The Disadvantages of Working for Labor Unions

Work-Life Balance

Work-life balance can be extremely challenging, particularly in the External and Internal Organizing positions and in the Political and Communications roles. The work can be all-consuming. There are no 9-5 boundaries.

Stress

The job can be quite stressful. People’s livelihoods are on the line, so you might be dealing with upset and angry people. Expectations and demands may be too high. A thick skin is needed in many of the roles outlined above.

Varying Union Cultures

Different unions have different cultures. Some are better to work for than others. Since unions are political organizations, the election of new leadership may directly affect your work.
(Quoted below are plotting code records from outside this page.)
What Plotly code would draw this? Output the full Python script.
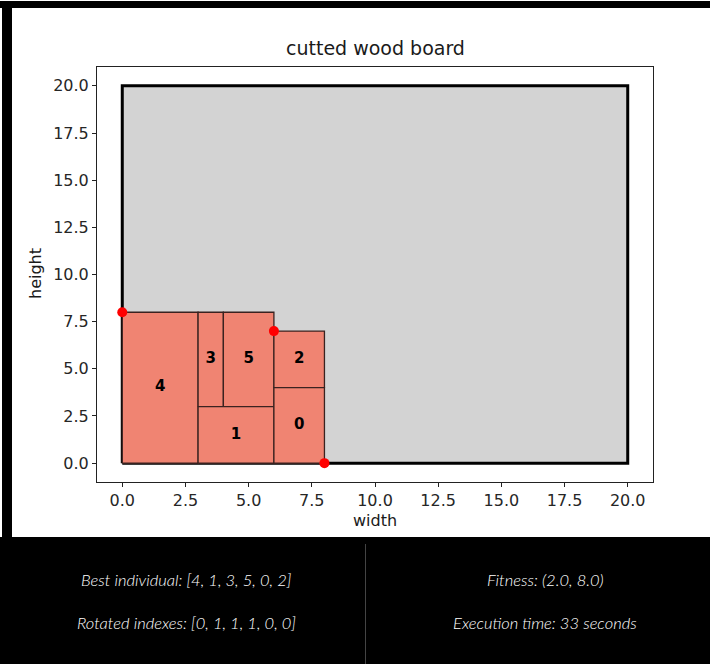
import plotly.graph_objects as go

# ---------------- data ----------------
board_width = 20
board_height = 20
piece_ids = [4, 3, 5, 1, 2, 0]
piece_x = [0, 3, 4, 3, 6, 6]
piece_y = [0, 3, 3, 0, 4, 0]
piece_w = [3, 1, 2, 3, 2, 2]
piece_h = [8, 5, 5, 3, 3, 4]
corner_x = [0, 6, 8]
corner_y = [8, 7, 0]
x_ticks = [0.0, 2.5, 5.0, 7.5, 10.0, 12.5, 15.0, 17.5, 20.0]
y_ticks = [0.0, 2.5, 5.0, 7.5, 10.0, 12.5, 15.0, 17.5, 20.0]
info_left = ["Best individual: [4, 1, 3, 5, 0, 2]", "Rotated indexes: [0, 1, 1, 1, 0, 0]"]
info_right = ["Fitness: (2.0, 8.0)", "Execution time: 33 seconds"]

# ---------------- layout geometry ----------------
W, H = 710, 664
L, R, T, B = 97, 653, 67, 482


def px(xp):
    return (xp - L) / (R - L)


def py(yp):
    return (B - yp) / (B - T)


fig = go.Figure()

# board
fig.add_trace(go.Scatter(
    x=[0, board_width, board_width, 0, 0],
    y=[0, 0, board_height, board_height, 0],
    mode="lines", fill="toself", fillcolor="#d3d3d3",
    line=dict(color="black", width=3), hoverinfo="skip", showlegend=False))

# pieces
for pid, x0, y0, w, h in zip(piece_ids, piece_x, piece_y, piece_w, piece_h):
    fig.add_trace(go.Scatter(
        x=[x0, x0 + w, x0 + w, x0, x0],
        y=[y0, y0, y0 + h, y0 + h, y0],
        mode="lines", fill="toself", fillcolor="#f08472",
        line=dict(color="#3a2220", width=1.3), hoverinfo="skip", showlegend=False))

# piece labels
fig.add_trace(go.Scatter(
    x=[x0 + w / 2 for x0, w in zip(piece_x, piece_w)],
    y=[y0 + h / 2 for y0, h in zip(piece_y, piece_h)],
    mode="text", text=[f"<b>{p}</b>" for p in piece_ids],
    textfont=dict(family="DejaVu Sans", size=15, color="black"),
    hoverinfo="skip", showlegend=False))

# corner points
fig.add_trace(go.Scatter(
    x=corner_x, y=corner_y, mode="markers",
    marker=dict(color="red", size=10, line=dict(width=0)),
    hoverinfo="skip", showlegend=False, cliponaxis=False))

axis_common = dict(
    range=[-1, 21], showgrid=False, zeroline=False,
    showline=True, mirror=True, linecolor="#222", linewidth=1,
    ticks="outside", ticklen=4, tickcolor="#222", tickwidth=1,
    tickfont=dict(family="DejaVu Sans", size=16, color="#262626"),
)
fig.update_xaxes(**axis_common, tickvals=x_ticks, ticktext=[f"{v:.1f}" for v in x_ticks])
fig.update_yaxes(**axis_common, tickvals=y_ticks, ticktext=[f"{v:.1f}" for v in y_ticks])

shapes = [
    # top black band
    dict(type="rect", xref="paper", yref="paper", x0=px(0), x1=px(W), y0=py(8), y1=py(1),
         fillcolor="black", line=dict(width=0), layer="above"),
    # left black band
    dict(type="rect", xref="paper", yref="paper", x0=px(2), x1=px(12), y0=py(H), y1=py(1),
         fillcolor="black", line=dict(width=0), layer="above"),
    # bottom panel
    dict(type="rect", xref="paper", yref="paper", x0=px(0), x1=px(W), y0=py(H + 2), y1=py(537),
         fillcolor="black", line=dict(width=0), layer="above"),
    # divider
    dict(type="line", xref="paper", yref="paper", x0=px(365.5), x1=px(365.5), y0=py(H + 2), y1=py(544),
         line=dict(color="#444", width=1), layer="above"),
]

annotations = [
    dict(text="cutted wood board", xref="paper", yref="paper", x=px(375), y=py(48),
         showarrow=False, font=dict(family="DejaVu Sans", size=19, color="#1a1a1a"),
         xanchor="center", yanchor="middle"),
    dict(text="width", xref="paper", yref="paper", x=px(375), y=py(520),
         showarrow=False, font=dict(family="DejaVu Sans", size=16, color="#1a1a1a"),
         xanchor="center", yanchor="middle"),
    dict(text="height", xref="paper", yref="paper", x=px(35), y=py(274),
         showarrow=False, textangle=-90, font=dict(family="DejaVu Sans", size=16, color="#1a1a1a"),
         xanchor="center", yanchor="middle"),
]
info_font = dict(family="Lato", size=16.5, color="white", style="italic", weight=300)
for txt, yp in zip(info_left, [580, 623]):
    annotations.append(dict(text=txt, xref="paper", yref="paper", x=px(186), y=py(yp),
                            showarrow=False, font=info_font, xanchor="center", yanchor="middle"))
for txt, yp in zip(info_right, [580, 623]):
    annotations.append(dict(text=txt, xref="paper", yref="paper", x=px(545), y=py(yp),
                            showarrow=False, font=info_font, xanchor="center", yanchor="middle"))

fig.update_layout(
    width=W, height=H,
    margin=dict(l=L, r=W - R, t=T, b=H - B, pad=0),
    paper_bgcolor="white", plot_bgcolor="white",
    shapes=shapes, annotations=annotations,
    showlegend=False,
)

fig.write_html("out.html")
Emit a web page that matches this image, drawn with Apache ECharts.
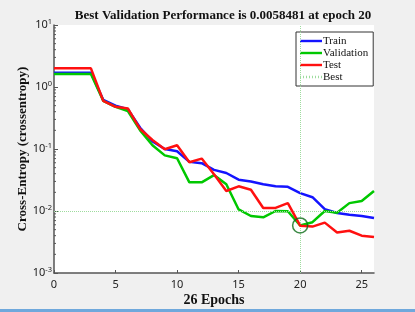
<!DOCTYPE html>
<html>
<head>
<meta charset="utf-8">
<script src="https://cdn.jsdelivr.net/npm/echarts@6/dist/echarts.min.js"></script>
<style>
  html, body { margin: 0; padding: 0; background: #f0f0f0; }
  #main { width: 415px; height: 312px; }
</style>
</head>
<body>
<div id="main"></div>
<script>
// values
var epochs = [0,1,2,3,4,5,6,7,8,9,10,11,12,13,14,15,16,17,18,19,20,21,22,23,24,25,26];
var train = [1.7,1.7,1.7,1.7,0.62,0.50,0.44,0.22,0.133,0.100,0.092,0.062,0.059,0.046,0.041,0.032,0.030,0.027,0.025,0.0245,0.0194,0.0167,0.0107,0.0093,0.0087,0.0083,0.0077];
var validation = [1.62,1.62,1.62,1.62,0.60,0.48,0.41,0.20,0.115,0.079,0.071,0.029,0.029,0.038,0.027,0.0106,0.0083,0.0079,0.0100,0.0099,0.0058481,0.0066,0.0100,0.0094,0.0134,0.0145,0.021];
var test = [2.0,2.0,2.0,2.0,0.60,0.48,0.45,0.21,0.14,0.099,0.115,0.061,0.070,0.039,0.021,0.025,0.022,0.0112,0.0112,0.0134,0.0058,0.0056,0.0065,0.0045,0.0048,0.0040,0.0038];
var bestEpoch = 20;
var bestValue = 0.0058481;
var yTicks = [0.001, 0.01, 0.1, 1, 10];

function pairs(ys) {
  return epochs.map(function (e, i) { return [e, ys[i]]; });
}

// minor ticks of the log axis (2..9 in each decade)
var minorTicks = [];
for (var d = 0; d < yTicks.length - 1; d++) {
  for (var m = 2; m <= 9; m++) minorTicks.push([0, yTicks[d] * m]);
}

var serif = '"Liberation Serif", "DejaVu Serif", serif';
var sans = '"Noto Sans", "DejaVu Sans", sans-serif';

// legend icons: a plain stroke, and a dotted one for "Best"
var solidIcon = 'path://M0,0H22V2.4H0Z';
var dotIcon = 'path://M0,0h1v2.4h-1z M3,0h1v2.4h-1z M6,0h1v2.4h-1z M9,0h1v2.4h-1z M12,0h1v2.4h-1z M15,0h1v2.4h-1z M18,0h1v2.4h-1z M21,0h1v2.4h-1z';

var myChart = echarts.init(document.getElementById('main'));
myChart.setOption({
  backgroundColor: '#f0f0f0',
  animation: false,
  title: {
    text: 'Best Validation Performance is ' + bestValue + ' at epoch ' + bestEpoch,
    left: 218,
    textAlign: 'center',
    top: 4,
    textStyle: { fontFamily: serif, fontWeight: 'bold', fontSize: 13, color: '#111' }
  },
  legend: {
    orient: 'vertical',
    left: 296,
    top: 32,
    padding: [3, 5, 3, 4],
    itemGap: 0,
    itemWidth: 22,
    itemHeight: 2.4,
    backgroundColor: '#fff',
    borderColor: '#333',
    borderWidth: 1,
    data: [
      { name: 'Train', icon: solidIcon },
      { name: 'Validation', icon: solidIcon },
      { name: 'Test', icon: solidIcon },
      { name: 'Best', icon: dotIcon }
    ],
    textStyle: { fontFamily: serif, fontSize: 11, color: '#111', padding: [0, 0, 0, -4], lineHeight: 12 }
  },
  grid: {
    left: 54, right: 41, top: 25, bottom: 38,
    show: true, backgroundColor: '#fff', borderWidth: 0
  },
  xAxis: {
    type: 'value',
    min: 0, max: 26, interval: 5,
    name: '26 Epochs',
    nameLocation: 'middle',
    nameGap: 20,
    nameMoveOverlap: false,
    nameTextStyle: { fontFamily: serif, fontWeight: 'bold', fontSize: 14, color: '#111' },
    axisLine: { lineStyle: { color: '#555', width: 1.5 } },
    axisTick: { inside: true, length: 3, lineStyle: { color: '#555' } },
    axisLabel: { fontFamily: sans, fontSize: 11, color: '#222', margin: 6 },
    splitLine: { show: false }
  },
  yAxis: {
    type: 'log',
    logBase: 10,
    min: 0.001, max: 10,
    name: 'Cross-Entropy (crossentropy)',
    nameLocation: 'middle',
    nameGap: 25,
    nameRotate: 90,
    nameMoveOverlap: false,
    nameTextStyle: { fontFamily: serif, fontWeight: 'bold', fontSize: 13, color: '#111' },
    axisLine: { show: true, lineStyle: { color: '#555', width: 1.5 } },
    axisTick: { show: true, inside: true, length: 4, lineStyle: { color: '#555' } },
    axisLabel: {
      margin: 2,
      formatter: function (v) {
        var e = Math.round(Math.log10(v));
        return '{b|10}{e|' + e + '}';
      },
      rich: {
        b: { fontFamily: sans, fontSize: 11, color: '#222' },
        e: { fontFamily: sans, fontSize: 7.5, color: '#222', padding: [0, 0, 7, 0] }
      }
    },
    splitLine: { show: false }
  },
  series: [
    {
      name: 'Train', type: 'line', data: pairs(train), symbol: 'none',
      lineStyle: { color: '#1414ff', width: 2.5 }, itemStyle: { color: '#1414ff' }, z: 3
    },
    {
      name: 'Validation', type: 'line', data: pairs(validation), symbol: 'none',
      lineStyle: { color: '#00c800', width: 2.5 }, itemStyle: { color: '#00c800' }, z: 4
    },
    {
      name: 'Test', type: 'line', data: pairs(test), symbol: 'none',
      lineStyle: { color: '#ff1010', width: 2.5 }, itemStyle: { color: '#ff1010' }, z: 5
    },
    {
      name: 'Best', type: 'line', data: [], symbol: 'none',
      lineStyle: { color: '#9edc9e', width: 1, type: 'dotted' }, itemStyle: { color: '#9edc9e' },
      markLine: {
        silent: true, symbol: 'none', label: { show: false },
        lineStyle: { color: '#9edc9e', width: 1, type: 'dotted' },
        data: [{ xAxis: bestEpoch }, { yAxis: bestValue }]
      },
      z: 2
    },
    {
      name: 'bestPoint', type: 'scatter', data: [[bestEpoch, bestValue]],
      symbol: 'circle', symbolSize: 15,
      itemStyle: { color: 'rgba(0,0,0,0)', borderColor: '#0b6b16', borderWidth: 1.5 }, z: 6
    },
    {
      name: 'minor', type: 'custom', data: minorTicks, silent: true, z: 1,
      renderItem: function (params, api) {
        var p = api.coord([api.value(0), api.value(1)]);
        return { type: 'line', shape: { x1: p[0], y1: p[1], x2: p[0] + 2, y2: p[1] },
                 style: { stroke: '#555', lineWidth: 1 } };
      }
    }
  ],
  graphic: [
    { type: 'rect', left: 0, top: 309, shape: { width: 415, height: 3 }, style: { fill: '#6fa8dc' } }
  ]
});
</script>
</body>
</html>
The Advantages of Working for Labor Unions

Working for Social Justice

Like working for many not-for profits, the work is fulfilling a social mission. You can have the satisfaction of advancing a cause that you believe in. You are part of a movement that empowers people and improves lives.

Salary Transparency and Averages

In job descriptions, there is a way, way higher percentage of jobs where the salary is posted than in other sectors. Salaries are higher than in the rest of the not-for-profit sector and benefits are generally excellent.

Field Work

Many of the jobs involve field work rather than being stuck in an office.

Job Security

There is good job security. There generally are not massive layoffs or turnover.

Transferable Skills

Much of the work is applicable to other sectors of the economy should you decide to move on.

How to Find Labor Movement Jobs

UnionJobs.com is the most comprehensive website for labor union jobs. The AFL-CIO organizing hub hosts a resume database where you can post your resume and indicate geographic and job-type preference. If you are interested in working for a specific union, you can go directly to that union’s website where you will find posted jobs.